*Given task*
Write out every line below that includes the word "React".

*Provided data*
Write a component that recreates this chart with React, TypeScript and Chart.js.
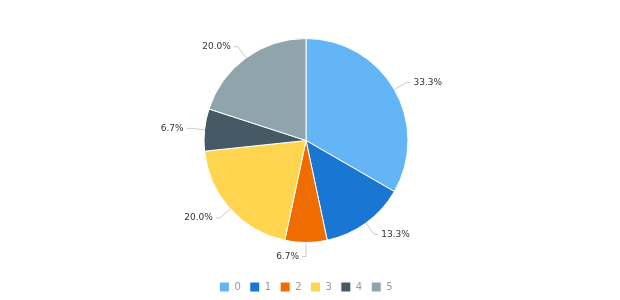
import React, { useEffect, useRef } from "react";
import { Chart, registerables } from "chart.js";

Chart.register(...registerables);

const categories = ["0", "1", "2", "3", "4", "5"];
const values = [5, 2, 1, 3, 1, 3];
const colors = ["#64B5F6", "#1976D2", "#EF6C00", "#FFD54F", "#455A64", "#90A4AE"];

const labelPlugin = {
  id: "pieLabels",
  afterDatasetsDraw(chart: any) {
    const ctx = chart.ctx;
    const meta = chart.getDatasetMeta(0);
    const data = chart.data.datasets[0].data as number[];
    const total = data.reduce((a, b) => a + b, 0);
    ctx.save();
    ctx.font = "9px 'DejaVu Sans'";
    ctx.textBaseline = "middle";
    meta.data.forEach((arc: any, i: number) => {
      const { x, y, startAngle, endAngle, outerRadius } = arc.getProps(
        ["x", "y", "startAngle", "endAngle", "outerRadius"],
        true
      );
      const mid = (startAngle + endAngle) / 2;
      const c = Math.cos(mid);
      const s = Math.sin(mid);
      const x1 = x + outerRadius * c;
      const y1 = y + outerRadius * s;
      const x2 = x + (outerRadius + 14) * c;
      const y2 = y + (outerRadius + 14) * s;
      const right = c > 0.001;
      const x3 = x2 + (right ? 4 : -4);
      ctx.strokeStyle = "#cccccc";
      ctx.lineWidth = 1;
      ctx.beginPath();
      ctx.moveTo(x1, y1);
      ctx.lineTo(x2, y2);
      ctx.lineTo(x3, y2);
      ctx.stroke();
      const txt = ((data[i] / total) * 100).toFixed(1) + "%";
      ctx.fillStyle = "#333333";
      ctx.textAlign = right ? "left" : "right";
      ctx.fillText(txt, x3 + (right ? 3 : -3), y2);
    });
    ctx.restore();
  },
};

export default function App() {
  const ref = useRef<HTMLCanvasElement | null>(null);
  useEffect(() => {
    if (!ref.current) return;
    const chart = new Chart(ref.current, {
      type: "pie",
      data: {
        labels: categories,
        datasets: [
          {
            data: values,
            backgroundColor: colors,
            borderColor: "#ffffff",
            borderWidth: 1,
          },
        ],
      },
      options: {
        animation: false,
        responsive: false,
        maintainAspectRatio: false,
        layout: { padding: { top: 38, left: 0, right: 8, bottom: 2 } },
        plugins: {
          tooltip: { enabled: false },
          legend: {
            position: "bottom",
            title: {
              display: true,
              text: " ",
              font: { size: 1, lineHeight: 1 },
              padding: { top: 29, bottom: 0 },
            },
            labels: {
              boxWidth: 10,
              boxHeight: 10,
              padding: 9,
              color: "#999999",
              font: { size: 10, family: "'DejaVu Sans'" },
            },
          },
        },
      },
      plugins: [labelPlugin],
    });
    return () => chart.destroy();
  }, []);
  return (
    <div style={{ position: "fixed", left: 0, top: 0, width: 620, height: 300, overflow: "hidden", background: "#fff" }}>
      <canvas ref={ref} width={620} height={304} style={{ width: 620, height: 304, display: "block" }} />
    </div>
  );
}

*Response to this exercise*
Write a component that recreates this chart with React, TypeScript and Chart.js.
import React, { useEffect, useRef } from "react";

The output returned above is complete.